Economics behind sag in stocks: interest jitters that appear overblown
FOR one traveling on the Continent and here in London this past week, the issue of airport security and the American actions taken against Libya seemed far more riveting than the subject of the United States, or world, economy. But even here last week's sharp reaction in the US stock market was noted, and -- the next day -- felt in markets here.
Any market that runs up as fast as the New York Stock Exchange did over the past two months must have a pause at some point. But this is not a market column. Rather, we need to look at the economic news that seems to have been the catalyst hitting both the stock and bond markets.
Last Wednesday the government announced that the unemployment rate had fallen 0.1 percent in December. It is now at 6.9 percent of the civilian labor force. Perhaps more relevant in that set of statistics, manufacturing employment grew some 30,000, making December the third month during which manufacturing jobs had increased.
It may be too early to assign this growth to the decline in the dollar that began in late September. If the two factors are related, it is more on the basis of expectation. Currency changes usually take two or three quarters to work themselves through the trading system before actual changes in trade flows appear.
Anyhow, on the basis of this decline in unemployment, Henry Kaufman, the chief economist of Salomon Brothers, said it didn't look as if the Fed would be lowering the discount rate a notch.
The decline in joblessness is, of course, good news. But a move of 0.1 percent in a single month has no particular significance. One has to look at a trend over several months to be sure of its meaning. Just as meaningful to an analysis of the economy would be the so-so Christmas selling season, which tends to reinforce the evidence that the consumer has decided to slow down for a while. The latest Conference Board survey of consumer confidence (for December), released last week, showed a slight drop in confidence from the previous month.

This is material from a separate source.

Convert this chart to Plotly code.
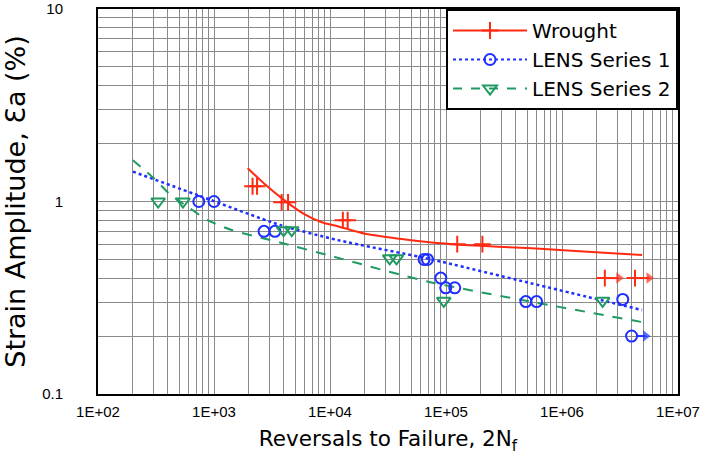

If last week's news signals an end to accommodation by the Fed, that would in time be bad news for the economy. And that's what the market reaction was saying. That reaction, however, would appear at least premature.
The Fed has indicated throughout this cycle that it does not want to bring on another recession. It has steered an amazing course between convincing the investment decisionmakers that its fight against inflation is serious and in feeding enough reserves into the economy to keep it growing.
With the rest of the industrialized world still showing weak growth (Germany is probably the strongest right now), and with oil prices still declining and other commodity markets weak, there doesn't seem to be much risk that the Fed is going to allow credit in the US to tighten sufficiently to cause a recession. Moreover, the Fed also has to watch how fast interest rates decline to protect the dollar exchange rate.
There are some signs the dollar has declined about as much as the administration would like. It can't necessarily stop the fall, if there are fundamental reasons for it to decline further. But it must be concerned about interest rates getting too low to continue to attract foreign investment.
The year's first full week, as seen from over here, was confusing. But the market hullabaloo certainly looks like an overreaction to economic news.